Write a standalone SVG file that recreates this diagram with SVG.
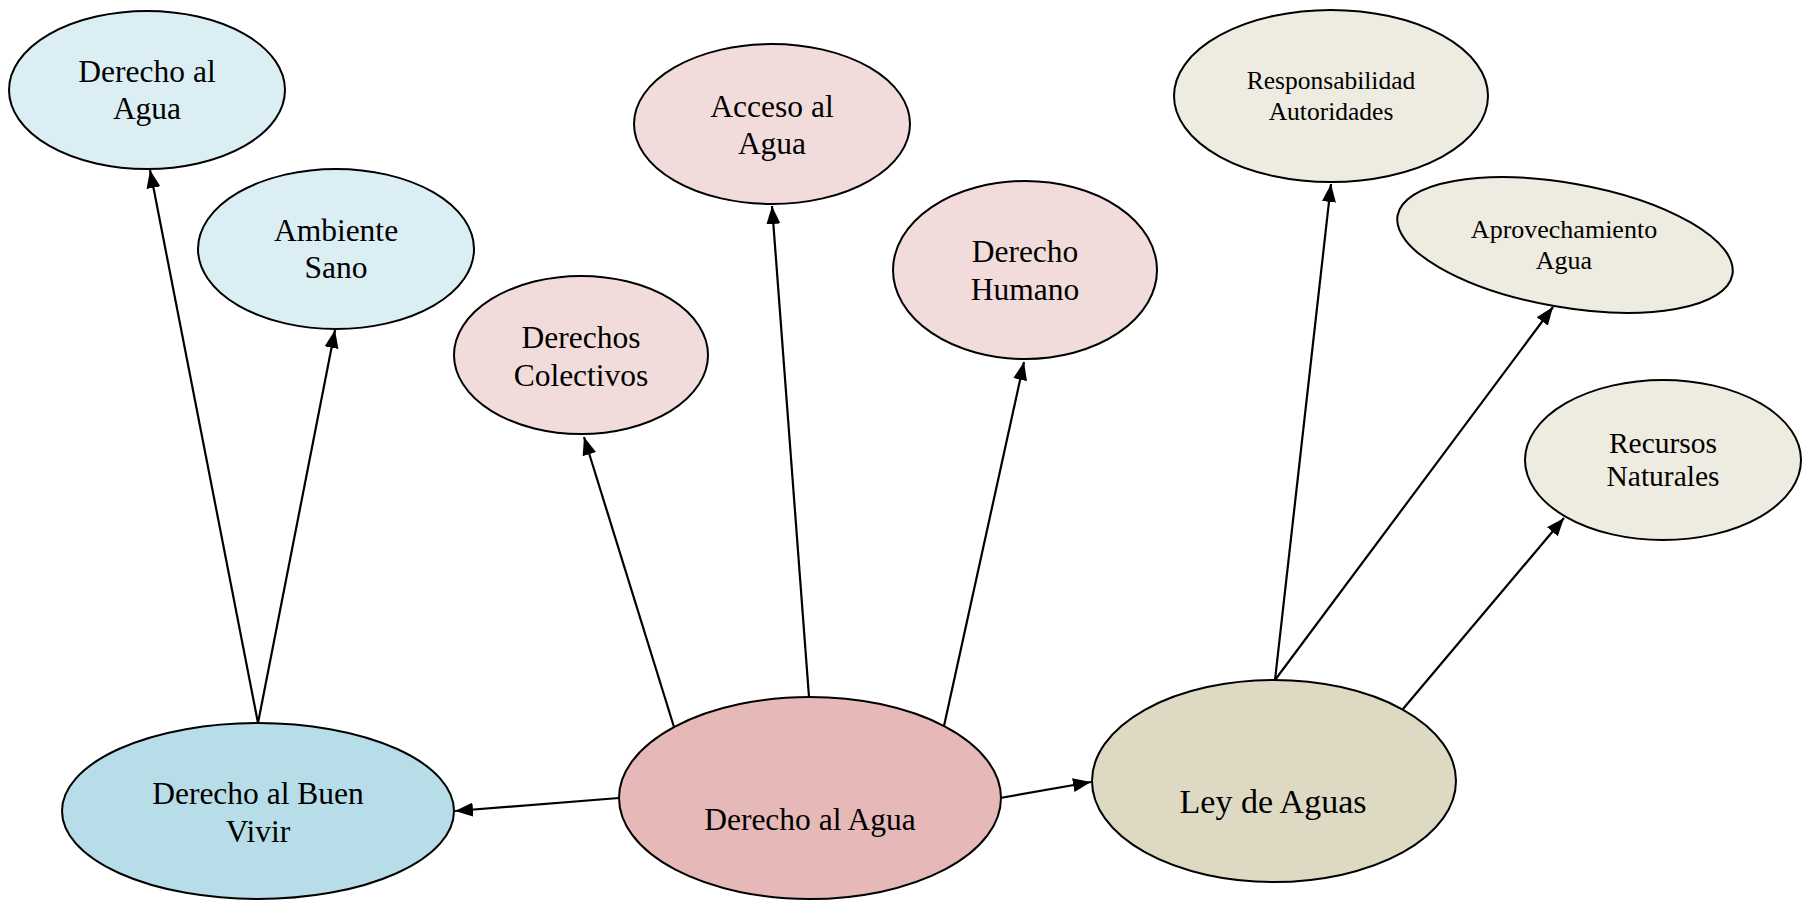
<svg xmlns="http://www.w3.org/2000/svg" width="1803" height="900" viewBox="0 0 1803 900">
  <style>
    .node { stroke: #000; stroke-width: 2; }
    .blue1 { fill: #DAEEF3; }
    .blue2 { fill: #B7DDE8; }
    .pink1 { fill: #F2DCDB; }
    .pink2 { fill: #E6B9B8; }
    .beige1 { fill: #EEECE1; }
    .beige2 { fill: #DDD9C3; }
    text { font-family: "Liberation Serif", "Times New Roman", serif; fill: #000; text-anchor: middle; }
    .t { font-size: 31.5px; }
    .s { font-size: 25.5px; }
    .m { font-size: 29.5px; }
    .l { font-size: 34px; }
    .conn line { stroke: #000; stroke-width: 2.2; fill: none; marker-end: url(#arrow); }
  </style>
  <defs>
    <marker id="arrow" markerUnits="userSpaceOnUse" markerWidth="18" markerHeight="14" refX="18" refY="7" orient="auto">
      <path d="M0,0 L18,7 L0,14 z" fill="#000"/>
    </marker>
  </defs>
  <rect width="1803" height="900" fill="#fff"/>

  <g id="n-derecho-agua-top">
    <ellipse class="node blue1" cx="147" cy="90" rx="138" ry="79"/>
    <text class="t" x="147" y="82">Derecho al</text>
    <text class="t" x="147" y="119">Agua</text>
  </g>
  <g id="n-ambiente-sano">
    <ellipse class="node blue1" cx="336" cy="249" rx="138" ry="80"/>
    <text class="t" x="336" y="241">Ambiente</text>
    <text class="t" x="336" y="278">Sano</text>
  </g>
  <g id="n-derechos-colectivos">
    <ellipse class="node pink1" cx="581" cy="355" rx="127" ry="79"/>
    <text class="t" x="581" y="348">Derechos</text>
    <text class="t" x="581" y="386">Colectivos</text>
  </g>
  <g id="n-acceso-agua">
    <ellipse class="node pink1" cx="772" cy="124" rx="138" ry="80"/>
    <text class="t" x="772" y="117">Acceso al</text>
    <text class="t" x="772" y="154">Agua</text>
  </g>
  <g id="n-derecho-humano">
    <ellipse class="node pink1" cx="1025" cy="270" rx="132" ry="89"/>
    <text class="t" x="1025" y="262">Derecho</text>
    <text class="t" x="1025" y="300">Humano</text>
  </g>
  <g id="n-responsabilidad">
    <ellipse class="node beige1" cx="1331" cy="96" rx="157" ry="86"/>
    <text class="s" x="1331" y="89">Responsabilidad</text>
    <text class="s" x="1331" y="120">Autoridades</text>
  </g>
  <g id="n-aprovechamiento">
    <ellipse class="node beige1" cx="1565" cy="245" rx="170" ry="62" transform="rotate(10 1565 245)"/>
    <text class="s" x="1564" y="238" style="font-size:26px">Aprovechamiento</text>
    <text class="s" x="1564" y="269" style="font-size:26px">Agua</text>
  </g>
  <g id="n-recursos">
    <ellipse class="node beige1" cx="1663" cy="460" rx="138" ry="80"/>
    <text class="m" x="1663" y="453">Recursos</text>
    <text class="m" x="1663" y="486">Naturales</text>
  </g>
  <g id="n-buen-vivir">
    <ellipse class="node blue2" cx="258" cy="811" rx="196" ry="88"/>
    <text class="t" x="258" y="804">Derecho al Buen</text>
    <text class="t" x="258" y="842">Vivir</text>
  </g>
  <g id="n-derecho-agua">
    <ellipse class="node pink2" cx="810" cy="798" rx="191" ry="101"/>
    <text class="t" x="810" y="830">Derecho al Agua</text>
  </g>
  <g id="n-ley-aguas">
    <ellipse class="node beige2" cx="1274" cy="781" rx="182" ry="101"/>
    <text class="l" x="1273" y="813">Ley de Aguas</text>
  </g>

  <g id="connectors" class="conn">
    <line x1="258" y1="723" x2="150" y2="170"/>
    <line x1="258" y1="723" x2="335" y2="330"/>
    <line x1="674" y1="727" x2="584" y2="437"/>
    <line x1="809" y1="697" x2="772" y2="206"/>
    <line x1="944" y1="726" x2="1024" y2="362"/>
    <line x1="619" y1="798" x2="455" y2="811"/>
    <line x1="1000" y1="798" x2="1091" y2="782"/>
    <line x1="1275" y1="680" x2="1331" y2="184"/>
    <line x1="1275" y1="680" x2="1553" y2="307"/>
    <line x1="1403" y1="709" x2="1564" y2="518"/>
  </g>
</svg>
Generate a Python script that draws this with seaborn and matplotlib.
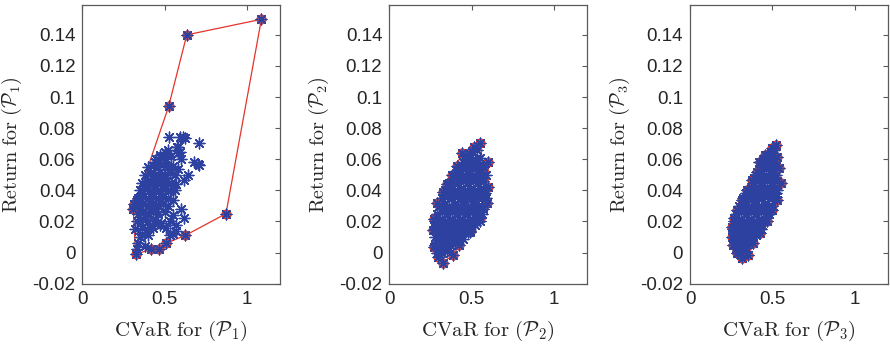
import numpy as np
import pandas as pd
import seaborn as sns
from matplotlib import pyplot as plt

# ---------------------------------------------------------------------------
# data
# panel 1: hull (in drawing order) and the cloud of portfolios
p1_hull_x = [1.087, 0.634, 0.524, 0.331, 0.315, 0.309, 0.323, 0.417, 0.465, 0.508, 0.624, 0.872, 1.087]
p1_hull_y = [0.150, 0.140, 0.094, 0.034, 0.031, 0.028, -0.001, 0.002, 0.002, 0.006, 0.011, 0.025, 0.150]

p1_cloud_x = [
    0.50, 0.52, 0.573,
    0.45, 0.48, 0.51, 0.54, 0.58, 0.60,
    0.40, 0.43, 0.46, 0.49, 0.52, 0.55, 0.58,
    0.38, 0.41, 0.44, 0.47, 0.50, 0.53, 0.56, 0.64, 0.62,
    0.36, 0.39, 0.42, 0.45, 0.48, 0.51, 0.54, 0.57,
    0.35, 0.38, 0.41, 0.44, 0.47, 0.50, 0.53, 0.56,
    0.34, 0.37, 0.40, 0.43, 0.46, 0.49, 0.52, 0.55,
    0.34, 0.37, 0.40, 0.43, 0.46, 0.49, 0.52,
    0.34, 0.37, 0.40, 0.43, 0.46, 0.50, 0.55, 0.60,
    0.33, 0.37, 0.40, 0.44, 0.48, 0.53, 0.62,
    0.32, 0.36, 0.39, 0.43, 0.51, 0.57,
    0.35, 0.40, 0.53, 0.34, 0.33, 0.38,
    0.524, 0.59, 0.61, 0.625, 0.711, 0.68, 0.70, 0.711, 0.583, 0.593,
    # in-between fill
    0.47, 0.50, 0.44, 0.53, 0.42, 0.48, 0.39, 0.45, 0.51, 0.36, 0.42,
    0.48, 0.35, 0.41, 0.47, 0.35, 0.41, 0.45, 0.38, 0.42, 0.47, 0.55, 0.57, 0.36,
]
p1_cloud_y = [
    0.065, 0.066, 0.068,
    0.060, 0.061, 0.060, 0.062, 0.064, 0.060,
    0.055, 0.056, 0.055, 0.057, 0.055, 0.056, 0.054,
    0.050, 0.051, 0.050, 0.052, 0.050, 0.051, 0.050, 0.050, 0.047,
    0.045, 0.046, 0.045, 0.046, 0.045, 0.046, 0.045, 0.044,
    0.040, 0.041, 0.040, 0.041, 0.040, 0.041, 0.040, 0.040,
    0.035, 0.036, 0.035, 0.036, 0.035, 0.036, 0.035, 0.034,
    0.030, 0.031, 0.030, 0.031, 0.030, 0.031, 0.030,
    0.025, 0.026, 0.025, 0.026, 0.025, 0.026, 0.024, 0.028,
    0.020, 0.021, 0.020, 0.021, 0.019, 0.020, 0.022,
    0.015, 0.016, 0.015, 0.016, 0.016, 0.014,
    0.010, 0.011, 0.011, 0.006, 0.002, 0.004,
    0.0745, 0.0745, 0.0745, 0.074, 0.0705, 0.058, 0.057, 0.0565, 0.068, 0.065,
    0.063, 0.058, 0.058, 0.053, 0.048, 0.048, 0.043, 0.043, 0.043, 0.038, 0.038,
    0.038, 0.033, 0.033, 0.033, 0.028, 0.028, 0.028, 0.023, 0.018, 0.018, 0.012, 0.018, 0.012,
]

# panel 2: boundary points (red) and the interior
p2_hull_x = [0.551, 0.516, 0.486, 0.440, 0.409, 0.379, 0.352, 0.324, 0.291, 0.271, 0.267, 0.271,
             0.298, 0.324, 0.389, 0.425, 0.490, 0.551, 0.591, 0.601, 0.601, 0.571, 0.551]
p2_hull_y = [0.0707, 0.0682, 0.0643, 0.0643, 0.0558, 0.0500, 0.0442, 0.0392, 0.0318, 0.0215, 0.0146, 0.0039,
             -0.0026, -0.0064, -0.0015, 0.0050, 0.0135, 0.0221, 0.0318, 0.0424, 0.0585, 0.0553, 0.0707]

p2_cloud_x = [
    0.29, 0.32, 0.35,
    0.28, 0.31, 0.34, 0.37, 0.40,
    0.28, 0.31, 0.34, 0.37, 0.40, 0.43, 0.45,
    0.28, 0.31, 0.34, 0.37, 0.40, 0.43, 0.46, 0.49,
    0.28, 0.31, 0.34, 0.37, 0.40, 0.43, 0.46, 0.49, 0.52,
    0.29, 0.32, 0.35, 0.38, 0.41, 0.44, 0.47, 0.50, 0.53, 0.56,
    0.30, 0.33, 0.36, 0.39, 0.42, 0.45, 0.48, 0.51, 0.54, 0.57,
    0.32, 0.35, 0.38, 0.41, 0.44, 0.47, 0.50, 0.53, 0.56, 0.59,
    0.34, 0.37, 0.40, 0.43, 0.46, 0.49, 0.52, 0.55, 0.58,
    0.36, 0.39, 0.42, 0.45, 0.48, 0.51, 0.54, 0.57, 0.59,
    0.39, 0.42, 0.45, 0.48, 0.51, 0.54, 0.57,
    0.42, 0.45, 0.48, 0.51, 0.54, 0.57,
    0.46, 0.49, 0.52, 0.55,
    0.50, 0.53,
    # in-between fill
    0.30, 0.33, 0.36, 0.30, 0.33, 0.36, 0.39, 0.42, 0.30, 0.33, 0.36, 0.39, 0.42, 0.45, 0.48,
    0.31, 0.34, 0.37, 0.40, 0.43, 0.46, 0.49, 0.52, 0.55, 0.33, 0.36, 0.39, 0.42, 0.45, 0.48,
    0.51, 0.54, 0.57, 0.37, 0.40, 0.43, 0.46, 0.49, 0.52, 0.55, 0.58, 0.41, 0.44, 0.47, 0.50,
    0.53, 0.56, 0.45, 0.48, 0.51, 0.54,
]
p2_cloud_y = [
    0.000, 0.000, 0.001,
    0.005, 0.005, 0.006, 0.005, 0.006,
    0.010, 0.011, 0.010, 0.011, 0.010, 0.011, 0.009,
    0.015, 0.016, 0.015, 0.016, 0.015, 0.016, 0.015, 0.014,
    0.020, 0.021, 0.020, 0.021, 0.020, 0.021, 0.020, 0.021, 0.020,
    0.025, 0.026, 0.025, 0.026, 0.025, 0.026, 0.025, 0.026, 0.025, 0.025,
    0.030, 0.031, 0.030, 0.031, 0.030, 0.031, 0.030, 0.031, 0.030, 0.029,
    0.035, 0.036, 0.035, 0.036, 0.035, 0.036, 0.035, 0.036, 0.035, 0.035,
    0.040, 0.041, 0.040, 0.041, 0.040, 0.041, 0.040, 0.041, 0.040,
    0.045, 0.046, 0.045, 0.046, 0.045, 0.046, 0.045, 0.046, 0.050,
    0.050, 0.051, 0.050, 0.051, 0.050, 0.051, 0.050,
    0.055, 0.056, 0.055, 0.056, 0.055, 0.056,
    0.060, 0.061, 0.060, 0.061,
    0.065, 0.066,
    0.003, 0.003, 0.003, 0.008, 0.008, 0.008, 0.008, 0.008, 0.013, 0.013, 0.013, 0.013, 0.013, 0.013, 0.013,
    0.018, 0.018, 0.018, 0.018, 0.018, 0.018, 0.018, 0.018, 0.020, 0.028, 0.028, 0.028, 0.028, 0.028, 0.028,
    0.028, 0.028, 0.028, 0.038, 0.038, 0.038, 0.038, 0.038, 0.038, 0.038, 0.038, 0.048, 0.048, 0.048, 0.048,
    0.048, 0.048, 0.058, 0.058, 0.058, 0.058,
]

# panel 3
p3_hull_x = [0.523, 0.495, 0.456, 0.426, 0.406, 0.375, 0.345, 0.314, 0.284, 0.264, 0.254, 0.254,
             0.260, 0.284, 0.314, 0.355, 0.385, 0.426, 0.467, 0.497, 0.528, 0.552, 0.538, 0.528, 0.523]
p3_hull_y = [0.0693, 0.0671, 0.0628, 0.0585, 0.0520, 0.0468, 0.0403, 0.0339, 0.0275, 0.0221, 0.0167, 0.0103,
             0.0050, -0.0004, -0.0036, -0.0015, 0.0060, 0.0125, 0.0200, 0.0275, 0.0339, 0.0446, 0.0543, 0.0617, 0.0693]

p3_cloud_x = [
    0.29, 0.32,
    0.27, 0.30, 0.33, 0.36,
    0.26, 0.29, 0.32, 0.35, 0.38, 0.40,
    0.26, 0.29, 0.32, 0.35, 0.38, 0.41, 0.43,
    0.27, 0.30, 0.33, 0.36, 0.39, 0.42, 0.45,
    0.28, 0.31, 0.34, 0.37, 0.40, 0.43, 0.46, 0.48,
    0.30, 0.33, 0.36, 0.39, 0.42, 0.45, 0.48, 0.50,
    0.32, 0.35, 0.38, 0.41, 0.44, 0.47, 0.50, 0.52,
    0.35, 0.38, 0.41, 0.44, 0.47, 0.50, 0.53,
    0.38, 0.41, 0.44, 0.47, 0.50, 0.53,
    0.40, 0.43, 0.46, 0.49, 0.52,
    0.43, 0.46, 0.49, 0.52,
    0.45, 0.48, 0.51,
    0.49, 0.51,
    # in-between fill
    0.28, 0.31, 0.34, 0.28, 0.31, 0.34, 0.37, 0.27, 0.30, 0.33, 0.36, 0.39, 0.42,
    0.29, 0.32, 0.35, 0.38, 0.41, 0.44, 0.31, 0.34, 0.37, 0.40, 0.43, 0.46, 0.49,
    0.34, 0.37, 0.40, 0.43, 0.46, 0.49, 0.52, 0.39, 0.42, 0.45, 0.48, 0.51,
    0.42, 0.45, 0.48, 0.51, 0.47, 0.50,
]
p3_cloud_y = [
    0.000, 0.001,
    0.005, 0.006, 0.005, 0.006,
    0.010, 0.011, 0.010, 0.011, 0.010, 0.011,
    0.015, 0.016, 0.015, 0.016, 0.015, 0.016, 0.015,
    0.020, 0.021, 0.020, 0.021, 0.020, 0.021, 0.020,
    0.025, 0.026, 0.025, 0.026, 0.025, 0.026, 0.025, 0.025,
    0.030, 0.031, 0.030, 0.031, 0.030, 0.031, 0.030, 0.030,
    0.035, 0.036, 0.035, 0.036, 0.035, 0.036, 0.035, 0.036,
    0.040, 0.041, 0.040, 0.041, 0.040, 0.041, 0.040,
    0.045, 0.046, 0.045, 0.046, 0.045, 0.046,
    0.050, 0.051, 0.050, 0.051, 0.050,
    0.055, 0.056, 0.055, 0.056,
    0.060, 0.061, 0.060,
    0.065, 0.066,
    0.003, 0.003, 0.003, 0.008, 0.008, 0.008, 0.008, 0.013, 0.013, 0.013, 0.013, 0.013, 0.013,
    0.018, 0.018, 0.018, 0.018, 0.018, 0.018, 0.028, 0.028, 0.028, 0.028, 0.028, 0.028, 0.028,
    0.038, 0.038, 0.038, 0.038, 0.038, 0.038, 0.038, 0.048, 0.048, 0.048, 0.048, 0.048,
    0.058, 0.058, 0.058, 0.058, 0.063, 0.063,
]

y_ticks = [-0.02, 0, 0.02, 0.04, 0.06, 0.08, 0.1, 0.12, 0.14]
y_tick_labels = ['-0.02', '0', '0.02', '0.04', '0.06', '0.08', '0.1', '0.12', '0.14']
x_ticks = [0, 0.5, 1]
x_tick_labels = ['0', '0.5', '1']

# ---------------------------------------------------------------------------
sns.set_style('white')
plt.rcParams['font.family'] = ['Liberation Sans', 'DejaVu Sans']
plt.rcParams['mathtext.fontset'] = 'cm'

blue = '#2d42a0'
red = '#e5342a'
axis_grey = '#5a5a5a'

panels = [
    (p1_hull_x, p1_hull_y, p1_cloud_x, p1_cloud_y, '1'),
    (p2_hull_x, p2_hull_y, p2_cloud_x, p2_cloud_y, '2'),
    (p3_hull_x, p3_hull_y, p3_cloud_x, p3_cloud_y, '3'),
]
lefts = [0.0925, 0.4374, 0.7753]

fig = plt.figure(figsize=(8.9, 3.47), dpi=100)

for left, (hx, hy, cx, cy, idx) in zip(lefts, panels):
    ax = fig.add_axes([left, 0.1824, 0.2221, 0.8023])

    hull = pd.DataFrame({'x': hx, 'y': hy})
    cloud = pd.DataFrame({'x': cx + hx[:-1], 'y': cy + hy[:-1]})

    sns.lineplot(data=hull, x='x', y='y', sort=False, estimator=None, color=red,
                 linewidth=0.9, ax=ax, zorder=2)
    ax.plot(hx[:-1], hy[:-1], 'o', ms=6.5, mfc='#e0605a', mec=red, mew=0.8, zorder=3, linestyle='none')
    sns.scatterplot(data=cloud, x='x', y='y', marker=(8, 2, 0), s=60, color=blue,
                    edgecolor=blue, linewidth=1.0, ax=ax, zorder=4)

    ax.set_xlim(0, 1.2)
    ax.set_ylim(-0.02, 0.159)
    ax.set_xticks(x_ticks)
    ax.set_xticklabels(x_tick_labels)
    ax.set_yticks(y_ticks)
    ax.set_yticklabels(y_tick_labels)
    ax.tick_params(direction='in', length=3.5, width=0.8, color=axis_grey, labelsize=13.5,
                   top=True, right=True, pad=5)
    for sp in ax.spines.values():
        sp.set_color(axis_grey)
        sp.set_linewidth(0.9)

    ax.set_xlabel(r'$\mathrm{CVaR\ for\ }(\mathcal{P}_' + idx + ')$', fontsize=15, labelpad=8)
    ax.set_ylabel(r'$\mathrm{Return\ for\ }(\mathcal{P}_' + idx + ')$', fontsize=14.5, labelpad=6)

fig.savefig('out.png', dpi=100)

EXERCISE PROMPT - Looking above, find the stretch of lines that opens with the one holding "Generate a Python" and closes with the one holding "0.011, 0.025, 0.150]". Copy it exactly, pictures excluded.

WRITTEN RESPONSE -
Generate a Python script that draws this with seaborn and matplotlib.
import numpy as np
import pandas as pd
import seaborn as sns
from matplotlib import pyplot as plt

# ---------------------------------------------------------------------------
# data
# panel 1: hull (in drawing order) and the cloud of portfolios
p1_hull_x = [1.087, 0.634, 0.524, 0.331, 0.315, 0.309, 0.323, 0.417, 0.465, 0.508, 0.624, 0.872, 1.087]
p1_hull_y = [0.150, 0.140, 0.094, 0.034, 0.031, 0.028, -0.001, 0.002, 0.002, 0.006, 0.011, 0.025, 0.150]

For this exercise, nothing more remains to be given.